Traditional timber can look attractive at first, but it often brings ongoing upkeep. Painting, staining and concerns about rot can turn a working space into another job on the list. Composite construction appeals to homeowners who want the look of timber without the same level of maintenance. For a busy professional, hassle-free ownership is not a small benefit. It is a major part of whether the space stays enjoyable.

Shelter is not the same as usability

A covered area will protect you from light rain, but it will not necessarily create a workable office. Noise, temperature swings and visual distractions still affect concentration. If your day includes meetings, deadlines or deep work, partial shelter may feel limiting quite quickly.

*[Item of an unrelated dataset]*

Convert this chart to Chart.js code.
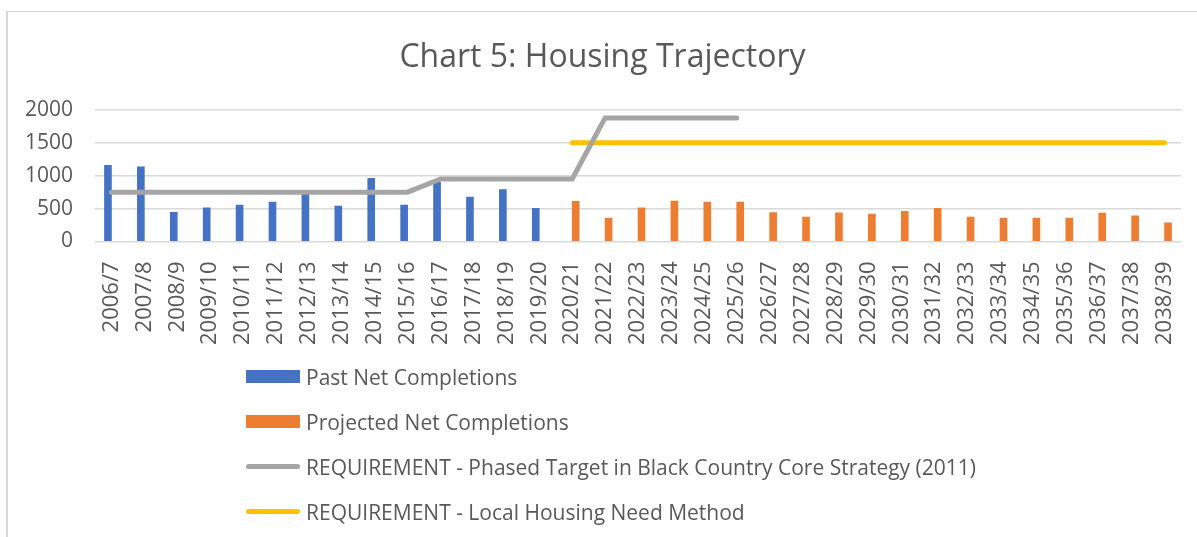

An enclosed garden room gives you more control. You can shut the door, regulate the environment and create a workspace that feels separate and purposeful. That psychological shift is often as valuable as the physical one. When you step into a dedicated garden office, it is easier to start work properly and easier to leave it behind at the end of the day.

Why a garden office often makes the most sense

There is a reason so many homeowners move from makeshift outdoor working to a dedicated garden building. It solves several problems at once.

First, it creates distance from the house without requiring a full extension. That means fewer domestic interruptions and a clearer boundary between work and home life. Second, it gives you a professional environment in your own garden. Third, it adds flexible space that can keep serving the household beyond the working day. A good garden studio can become a hobby room, guest space or quiet retreat when needed.

For many people, that flexibility justifies the investment. You are not simply buying a desk with a view. You are adding usable square footage in a way that feels attractive, practical and low disruption compared with major building work.

Composite Garden Studios, for example, focuses on bespoke garden rooms that are built for year-round comfort and low-maintenance ownership. That kind of approach suits homeowners who want a long-term solution rather than a seasonal compromise.

Design choices that make outdoor working easier

Natural light is one of the biggest benefits of a garden office, but too much direct sun can be awkward on screens. Positioning windows carefully makes a real difference. You want brightness without constant glare.

Storage is another detail worth planning from the start. A clean, uncluttered workspace is easier to focus in, especially if the room also needs to look good from the garden. Built-in storage, shelving or a simple fitted layout can keep the space calm and functional.

Sound matters too. If your garden backs onto a busy road or lively neighbourhood, better construction and glazing can help keep the room quieter. This is one of those areas where cheaper options often reveal their limits over time.

It is also worth thinking about how the building sits within the garden. The best outdoor workspaces feel connected to the home but not cramped by it. Good design makes the space feel intentional, not like an afterthought placed at the bottom of the lawn.

Make the move when the setup supports your routine

If you are testing the idea of outdoor working, start simple and pay attention to what gets in the way. You may find that a few summer afternoons outside are all you want. You may also discover that the extra light, calm and separation improve your day so much that a dedicated garden office becomes the obvious next step.

That is really the answer to how to work from home outside. Not by forcing a romantic idea of working in the garden, but by creating a space that is comfortable, dependable and easy to use in real life. When the setup is right, outdoor working stops feeling like a treat and starts feeling like the best room you never knew your home had.

If your home is asking for more space and your working day needs more focus, the garden might already have the answer waiting.